$x<-4 \lor x > 1$

We have the inequality $$x^2-4 > -3 x$$ but first we solve the following equation: $x^2-4 = -3 x$, that is $x^2+3 x-4 =0$. We do this via the quadratic formula: $$\begin{aligned} x&=\frac{-3\pm \sqrt{(-3)^2-4 \cdot 1 \cdot -4}}{2}\\ \\ &=\frac{-3\pm \sqrt{25}}{2}\\ \\ &=\frac{-3\pm 5}{2}\end{aligned}$$ So $$x=-4\quad \text{or}\quad x=1$$ Now we explore where the inequality is true.
First we take a value $x<-4$, say $x=-6$. The value of the left-hand side of the inequality is then $$(-6)^2-4=32$$ The value of the right-hand side is $$-3 \cdot -6=18$$ So we have found for $x<-4$ that $x^2-4 > -3 x$.
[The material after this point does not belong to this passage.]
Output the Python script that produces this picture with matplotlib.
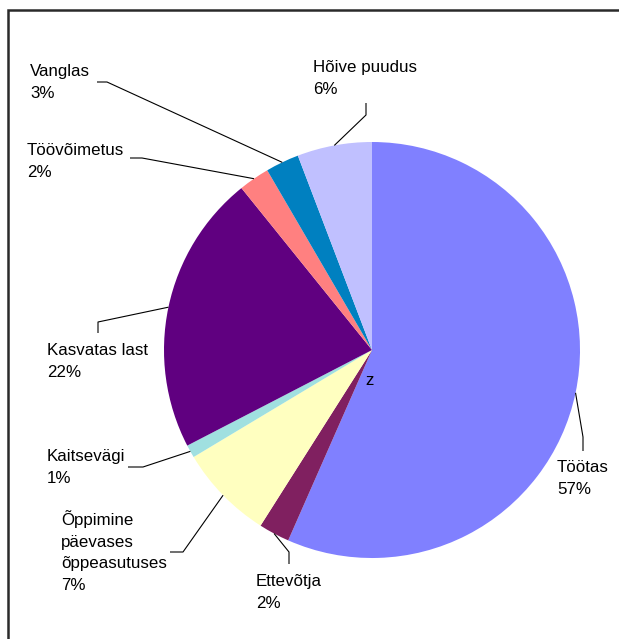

Next we choose a value $-4<x<1$, say $x=-3$. The value of the left-hand side of the inequality is then $$(-3)^2-4=5$$ The value of the right-handside is $$-3\cdot -3=9$$ So we have found for $-4<x<1$ that $x^2-4 < -3 x$.
Finally we choose a value $x>1$, say $x=2$. The value of the left-hand side of the inequality is then $$(2)^2-4=0$$ The value of the right-hand side is $$-3 \cdot 2=-6$$ So we have found for $x>1$ that $x^2-4>-3 x$.

So we can conclude that $$x^2-4 > -3 x$$ when $x<-4$ or $x>1$.